Fronted, which is still developing its proposition, will use Open Banking technology to scrutinise a tenant’s financial wellbeing before lending and believes it can lend more cheaply by financing deposits directly rather than by using credit cards and overdrafts.
Read more: Former Bud, Monzo and Apple employees want to make life easier for renters
Robinhood, the $7.6bn (£5.8bn) US personal-investment disruptor, is hoping to make a big play in the UK when it launches this year.
The UK launch is Robinhood's first international foray outside of the US.
As the fintech firm that popularised commission-free share trading, Robinhood’s move to the UK will certainly bring a shake-up amid rising competition in the self-directed investment market.
Recently, there has been plenty of new competition within the retail investor market in the UK with the launch of zero-fee share trading from Freetrade and Revolut and industry leader Hargreaves Lansdown embroiled in the scandal surrounding fallen ‘star’ fund manager Neil Woodford.
Ex-Plum and Transferwise exec Wander Rutgers is President at Robinhood UK, leading the launch.
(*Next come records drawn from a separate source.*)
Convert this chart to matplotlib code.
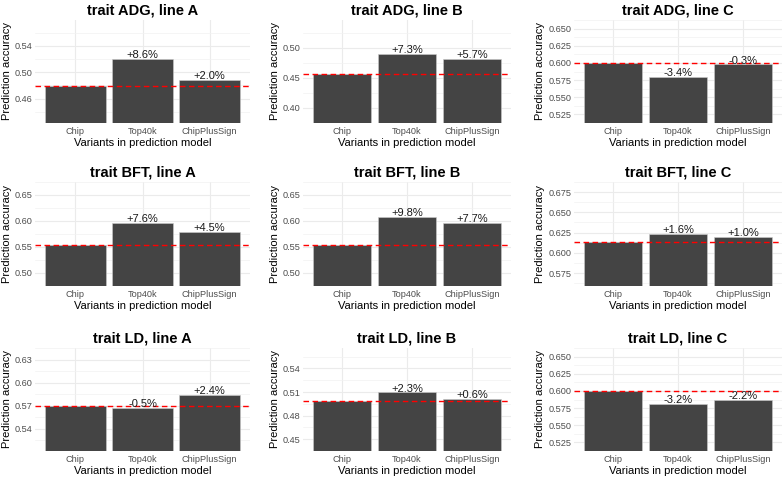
import numpy as np
import matplotlib
matplotlib.use("Agg")
import matplotlib.pyplot as plt

plt.rcParams['font.family'] = ['Liberation Sans', 'DejaVu Sans']

variants = ["Chip", "Top40k", "ChipPlusSign"]
titles = ["trait ADG, line A", "trait ADG, line B", "trait ADG, line C",
          "trait BFT, line A", "trait BFT, line B", "trait BFT, line C",
          "trait LD, line A", "trait LD, line B", "trait LD, line C"]

# accuracy per panel: Chip, Top40k, ChipPlusSign
acc_chip = [0.479, 0.4557, 0.5995, 0.5537, 0.5538, 0.6139, 0.5700, 0.4980, 0.5998]
acc_top40k = [0.5202, 0.4890, 0.5791, 0.5958, 0.6081, 0.6237, 0.5672, 0.5095, 0.5806]
acc_cps = [0.4886, 0.4817, 0.5977, 0.5786, 0.5964, 0.6200, 0.5837, 0.5010, 0.5866]
pct_top40k = ["+8.6%", "+7.3%", "-3.4%", "+7.6%", "+9.8%", "+1.6%", "-0.5%", "+2.3%", "-3.2%"]
pct_cps = ["+2.0%", "+5.7%", "-0.3%", "+4.5%", "+7.7%", "+1.0%", "+2.4%", "+0.6%", "-2.2%"]

y_ticks = [[0.46, 0.50, 0.54], [0.40, 0.45, 0.50], [0.525, 0.55, 0.575, 0.60, 0.625, 0.65],
           [0.50, 0.55, 0.60, 0.65], [0.50, 0.55, 0.60, 0.65], [0.575, 0.60, 0.625, 0.65, 0.675],
           [0.54, 0.57, 0.60, 0.63], [0.45, 0.48, 0.51, 0.54], [0.525, 0.55, 0.575, 0.60, 0.625, 0.65]]
y_fmt = ["%.2f", "%.2f", "%.3f", "%.2f", "%.2f", "%.3f", "%.2f", "%.2f", "%.3f"]
y_lims = [(0.423, 0.579), (0.398, 0.546), (0.5245, 0.6555),
          (0.497, 0.654), (0.4955, 0.669), (0.559, 0.680),
          (0.511, 0.638), (0.443, 0.566), (0.5245, 0.6555)]

W, H = 784, 478
fig = plt.figure(figsize=(W / 100, H / 100), dpi=100)
fig.patch.set_facecolor('white')

cols = [(35, 250), (303, 511), (574, 782)]
rows = [(20, 123), (182, 286), (348, 451)]

for i in range(9):
    r, c = divmod(i, 3)
    x0, x1 = cols[c]
    t0, b0 = rows[r]
    ax = fig.add_axes([x0 / W, 1 - b0 / H, (x1 - x0) / W, (b0 - t0) / H])
    vals = [acc_chip[i], acc_top40k[i], acc_cps[i]]
    xs = np.arange(len(variants))
    ax.bar(xs, vals, width=0.9, color='#444444', edgecolor='#cccccc', linewidth=0.4, zorder=2)
    ax.axhline(acc_chip[i], color='red', linestyle=(0, (4, 2.5)), linewidth=1.0, zorder=3)
    for x, v, lab in zip(xs[1:], vals[1:], [pct_top40k[i], pct_cps[i]]):
        ax.annotate(lab, (x, v), xytext=(0, -0.8), textcoords='offset points',
                    ha='center', va='bottom', fontsize=8, color='#1a1a1a', zorder=4)
    ax.set_xlim(-0.6, 2.6)
    ax.set_ylim(*y_lims[i])
    ticks = y_ticks[i]
    ax.set_yticks(ticks)
    ax.set_yticklabels([y_fmt[i] % t for t in ticks])
    step = ticks[1] - ticks[0]
    minors = [t - step / 2 for t in ticks] + [ticks[-1] + step / 2]
    ax.set_yticks(minors, minor=True)
    ax.set_xticks(xs)
    ax.set_xticklabels(variants)
    ax.grid(True, which='major', color='#ebebeb', linewidth=0.8, zorder=0)
    ax.grid(True, which='minor', axis='y', color='#f2f2f2', linewidth=0.5, zorder=0)
    ax.set_axisbelow(True)
    for s in ax.spines.values():
        s.set_visible(False)
    ax.tick_params(axis='both', which='both', length=0, labelsize=6.6, labelcolor='#4d4d4d')
    ax.tick_params(axis='x', pad=3)
    ax.tick_params(axis='y', pad=2)
    ax.set_title(titles[i], fontsize=10.5, fontweight='bold', pad=4)
    ax.set_xlabel("Variants in prediction model", fontsize=8, labelpad=1.5)
    ax.set_ylabel("Prediction accuracy", fontsize=8, labelpad=2)

fig.savefig("out.png", dpi=100)
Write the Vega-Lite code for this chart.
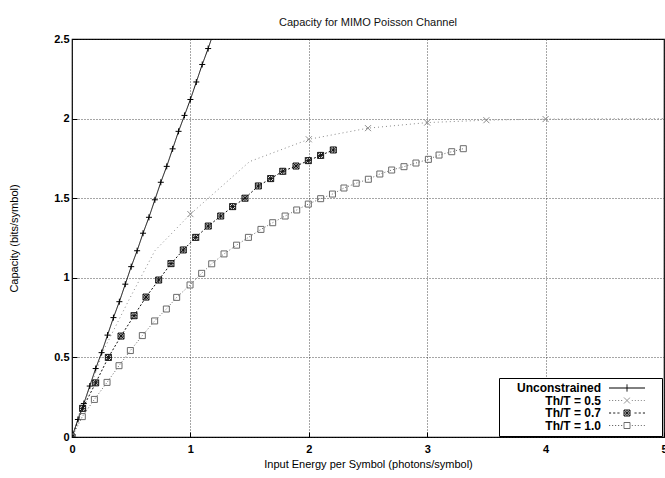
{
  "$schema": "https://vega.github.io/schema/vega-lite/v6.json",
  "width": 592,
  "height": 398,
  "autosize": {"type": "none"},
  "padding": {"left": 72, "top": 39, "right": 1, "bottom": 41},
  "background": "white",
  "title": {"text": "Capacity for MIMO Poisson Channel", "fontSize": 11, "font": "Liberation Sans", "fontWeight": "normal", "offset": 5, "color": "#111"},
  "config": {"view": {"stroke": "black", "strokeWidth": 1.2}, "font": "Liberation Sans"},
  "data": {"values": [
    {"series": "Unconstrained", "x": 0, "y": 0},
    {"series": "Unconstrained", "x": 0.05, "y": 0.11},
    {"series": "Unconstrained", "x": 0.1, "y": 0.21},
    {"series": "Unconstrained", "x": 0.15, "y": 0.32},
    {"series": "Unconstrained", "x": 0.2, "y": 0.43},
    {"series": "Unconstrained", "x": 0.25, "y": 0.53},
    {"series": "Unconstrained", "x": 0.3, "y": 0.64},
    {"series": "Unconstrained", "x": 0.35, "y": 0.75},
    {"series": "Unconstrained", "x": 0.4, "y": 0.85},
    {"series": "Unconstrained", "x": 0.45, "y": 0.96},
    {"series": "Unconstrained", "x": 0.5, "y": 1.07},
    {"series": "Unconstrained", "x": 0.55, "y": 1.17},
    {"series": "Unconstrained", "x": 0.6, "y": 1.28},
    {"series": "Unconstrained", "x": 0.65, "y": 1.38},
    {"series": "Unconstrained", "x": 0.7, "y": 1.49},
    {"series": "Unconstrained", "x": 0.75, "y": 1.6},
    {"series": "Unconstrained", "x": 0.8, "y": 1.7},
    {"series": "Unconstrained", "x": 0.85, "y": 1.81},
    {"series": "Unconstrained", "x": 0.9, "y": 1.92},
    {"series": "Unconstrained", "x": 0.95, "y": 2.02},
    {"series": "Unconstrained", "x": 1.0, "y": 2.12},
    {"series": "Unconstrained", "x": 1.05, "y": 2.23},
    {"series": "Unconstrained", "x": 1.1, "y": 2.34},
    {"series": "Unconstrained", "x": 1.15, "y": 2.44},
    {"series": "Unconstrained", "x": 1.2, "y": 2.55},
    {"series": "Th/T = 0.5", "x": 0, "y": 0},
    {"series": "Th/T = 0.5", "x": 0.27, "y": 0.55},
    {"series": "Th/T = 0.5", "x": 0.48, "y": 0.86},
    {"series": "Th/T = 0.5", "x": 0.7, "y": 1.17},
    {"series": "Th/T = 0.5", "x": 1, "y": 1.4},
    {"series": "Th/T = 0.5", "x": 1.5, "y": 1.73},
    {"series": "Th/T = 0.5", "x": 2, "y": 1.87},
    {"series": "Th/T = 0.5", "x": 2.5, "y": 1.94},
    {"series": "Th/T = 0.5", "x": 3, "y": 1.975},
    {"series": "Th/T = 0.5", "x": 3.5, "y": 1.99},
    {"series": "Th/T = 0.5", "x": 4, "y": 1.997},
    {"series": "Th/T = 0.5", "x": 4.5, "y": 1.999},
    {"series": "Th/T = 0.5", "x": 5, "y": 2.0},
    {"series": "Th/T = 0.7", "x": 0, "y": 0},
    {"series": "Th/T = 0.7", "x": 0.09, "y": 0.18},
    {"series": "Th/T = 0.7", "x": 0.2, "y": 0.34},
    {"series": "Th/T = 0.7", "x": 0.307, "y": 0.5},
    {"series": "Th/T = 0.7", "x": 0.414, "y": 0.634},
    {"series": "Th/T = 0.7", "x": 0.524, "y": 0.762},
    {"series": "Th/T = 0.7", "x": 0.625, "y": 0.879},
    {"series": "Th/T = 0.7", "x": 0.732, "y": 0.986},
    {"series": "Th/T = 0.7", "x": 0.836, "y": 1.089},
    {"series": "Th/T = 0.7", "x": 0.94, "y": 1.175},
    {"series": "Th/T = 0.7", "x": 1.045, "y": 1.254},
    {"series": "Th/T = 0.7", "x": 1.151, "y": 1.325},
    {"series": "Th/T = 0.7", "x": 1.256, "y": 1.388},
    {"series": "Th/T = 0.7", "x": 1.357, "y": 1.447},
    {"series": "Th/T = 0.7", "x": 1.461, "y": 1.5},
    {"series": "Th/T = 0.7", "x": 1.574, "y": 1.577},
    {"series": "Th/T = 0.7", "x": 1.678, "y": 1.623},
    {"series": "Th/T = 0.7", "x": 1.78, "y": 1.669},
    {"series": "Th/T = 0.7", "x": 1.892, "y": 1.702},
    {"series": "Th/T = 0.7", "x": 1.996, "y": 1.736},
    {"series": "Th/T = 0.7", "x": 2.1, "y": 1.769},
    {"series": "Th/T = 0.7", "x": 2.207, "y": 1.803},
    {"series": "Th/T = 1.0", "x": 0, "y": 0},
    {"series": "Th/T = 1.0", "x": 0.087, "y": 0.128},
    {"series": "Th/T = 1.0", "x": 0.189, "y": 0.236},
    {"series": "Th/T = 1.0", "x": 0.296, "y": 0.343},
    {"series": "Th/T = 1.0", "x": 0.397, "y": 0.448},
    {"series": "Th/T = 1.0", "x": 0.493, "y": 0.543},
    {"series": "Th/T = 1.0", "x": 0.594, "y": 0.637},
    {"series": "Th/T = 1.0", "x": 0.698, "y": 0.729},
    {"series": "Th/T = 1.0", "x": 0.797, "y": 0.804},
    {"series": "Th/T = 1.0", "x": 0.884, "y": 0.877},
    {"series": "Th/T = 1.0", "x": 0.997, "y": 0.955},
    {"series": "Th/T = 1.0", "x": 1.095, "y": 1.028},
    {"series": "Th/T = 1.0", "x": 1.18, "y": 1.088},
    {"series": "Th/T = 1.0", "x": 1.284, "y": 1.15},
    {"series": "Th/T = 1.0", "x": 1.39, "y": 1.205},
    {"series": "Th/T = 1.0", "x": 1.49, "y": 1.254},
    {"series": "Th/T = 1.0", "x": 1.596, "y": 1.304},
    {"series": "Th/T = 1.0", "x": 1.695, "y": 1.346},
    {"series": "Th/T = 1.0", "x": 1.8, "y": 1.388},
    {"series": "Th/T = 1.0", "x": 1.898, "y": 1.426},
    {"series": "Th/T = 1.0", "x": 1.996, "y": 1.463},
    {"series": "Th/T = 1.0", "x": 2.1, "y": 1.497},
    {"series": "Th/T = 1.0", "x": 2.2, "y": 1.526},
    {"series": "Th/T = 1.0", "x": 2.297, "y": 1.564},
    {"series": "Th/T = 1.0", "x": 2.4, "y": 1.594},
    {"series": "Th/T = 1.0", "x": 2.503, "y": 1.619},
    {"series": "Th/T = 1.0", "x": 2.6, "y": 1.652},
    {"series": "Th/T = 1.0", "x": 2.7, "y": 1.677},
    {"series": "Th/T = 1.0", "x": 2.804, "y": 1.698},
    {"series": "Th/T = 1.0", "x": 2.905, "y": 1.721},
    {"series": "Th/T = 1.0", "x": 3.01, "y": 1.744},
    {"series": "Th/T = 1.0", "x": 3.1, "y": 1.771},
    {"series": "Th/T = 1.0", "x": 3.207, "y": 1.792},
    {"series": "Th/T = 1.0", "x": 3.305, "y": 1.811}
  ]},
  "layer": [
    {
      "mark": {"type": "line", "clip": true, "strokeWidth": 1},
      "encoding": {
        "x": {"field": "x", "type": "quantitative",
          "scale": {"domain": [0, 5], "nice": false},
          "axis": {"title": "Input Energy per Symbol (photons/symbol)", "values": [0, 1, 2, 3, 4, 5], "format": "d",
            "grid": true, "gridDash": [1, 2], "gridColor": "#222", "gridOpacity": 0.8, "gridWidth": 1,
            "domain": false, "tickSize": -5, "tickColor": "black",
            "labelFontSize": 11, "labelFontWeight": "bold", "labelColor": "black", "labelPadding": 11, "labelFlush": false,
            "titleFontSize": 11, "titleFontWeight": "normal", "titleColor": "black", "titlePadding": 4}},
        "y": {"field": "y", "type": "quantitative",
          "scale": {"domain": [0, 2.5], "nice": false},
          "axis": {"title": "Capacity (bits/symbol)", "values": [0, 0.5, 1, 1.5, 2, 2.5], "format": "~g",
            "grid": true, "gridDash": [1, 2], "gridColor": "#222", "gridOpacity": 0.8, "gridWidth": 1,
            "domain": false, "tickSize": -5, "tickColor": "black",
            "labelFontSize": 11, "labelFontWeight": "bold", "labelColor": "black", "labelPadding": 8, "labelFlush": false,
            "titleFontSize": 11, "titleFontWeight": "normal", "titleColor": "black", "titlePadding": 34}},
        "color": {"field": "series", "type": "nominal",
          "scale": {"domain": ["Unconstrained", "Th/T = 0.5", "Th/T = 0.7", "Th/T = 1.0"], "range": ["#000000", "#8a8a8a", "#111111", "#6a6a6a"]},
          "legend": {"orient": "none", "legendX": 427, "legendY": 339, "title": null, "fillColor": "white", "strokeColor": "black", "padding": 4,
            "labelFont": "Liberation Sans", "labelFontSize": 12, "labelFontWeight": "bold", "labelColor": "black", "rowPadding": 0.5, "symbolSize": 36,
            "encode": {
              "symbols": {"update": {
                "shape": {"signal": "datum.value == 'Unconstrained' ? 'M-6,0H6M0,-1.2V1.2M9.5,0' : datum.value == 'Th/T = 0.5' ? 'M-6,0H-5.6M-5,0H-4.6M-4,0H-3.6M-3,0H-2.6M-2,0H-1.6M1.6,0H2M2.6,0H3M3.6,0H4M4.6,0H5M5.6,0H6M-1,-1L1,1M-1,1L1,-1M9.5,0' : datum.value == 'Th/T = 0.7' ? 'M-6,0H-5.3M-4.6,0H-3.9M-3.2,0H-2.5M2.5,0H3.2M3.9,0H4.6M5.3,0H6M-1,-1H1V1H-1ZM-1,-1L1,1M-1,1L1,-1M0,-1V1M-1,0H1M9.5,0' : 'M-6,0H-5.6M-5,0H-4.6M-4,0H-3.6M-3,0H-2.6M-2,0H-1.6M1.6,0H2M2.6,0H3M3.6,0H4M4.6,0H5M5.6,0H6M-1,-1H1V1H-1ZM9.5,0'"},
                "x": {"value": 124},
                "strokeWidth": {"value": 1},
                "strokeDash": {"value": [1, 0]},
                "fill": {"value": "transparent"}
              }},
              "labels": {"update": {"x": {"value": 98}, "align": {"value": "right"}}}
            }}},
        "strokeDash": {"field": "series", "type": "nominal",
          "scale": {"domain": ["Th/T = 1.0", "Th/T = 0.7", "Th/T = 0.5", "Unconstrained"], "range": [[1, 2], [2, 2], [1, 3], [1, 0]]},
          "legend": null}
      }
    },
    {
      "transform": [{"filter": "datum.series != 'Th/T = 0.5' || indexof([0, 1, 2, 2.5, 3, 3.5, 4], datum.x) >= 0"}],
      "mark": {"type": "point", "clip": true, "filled": false, "size": 36, "strokeWidth": 1, "opacity": 1},
      "encoding": {
        "x": {"field": "x", "type": "quantitative"},
        "y": {"field": "y", "type": "quantitative"},
        "color": {"field": "series", "type": "nominal"},
        "shape": {"field": "series", "type": "nominal",
          "scale": {"domain": ["Th/T = 0.5", "Th/T = 0.7", "Th/T = 1.0", "Unconstrained"],
            "range": ["M-1,-1L1,1M-1,1L1,-1", "M-1,-1H1V1H-1ZM-1,-1L1,1M-1,1L1,-1M0,-1V1M-1,0H1", "M-1,-1H1V1H-1Z", "M-1,0H1M0,-1V1"]},
          "legend": null}
      }
    }
  ]
}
He currently has a team of about 10 in the UK.
Robinhood will not launch with an Individual Savings Account offering initially but will likely have it on its product roadmap.
In the UK Robinhood will offer unlimited commission-free trades, no account minimum, with access to a broad range of US and global stocks including 3500+ US stocks listed on NYSE and Nasdaq and 1000+ global stocks but will not offer full access to the FTSE 350 pool of firms.
Robinhood, which was founded in 2013 by Vlad Tenev and Baiju Bhatt and launched in the US in 2015, has more than six million customers. It raised $323m (£247m) Series E funding round, at a $7.6bn (£5.8bn) valuation, in July 2019.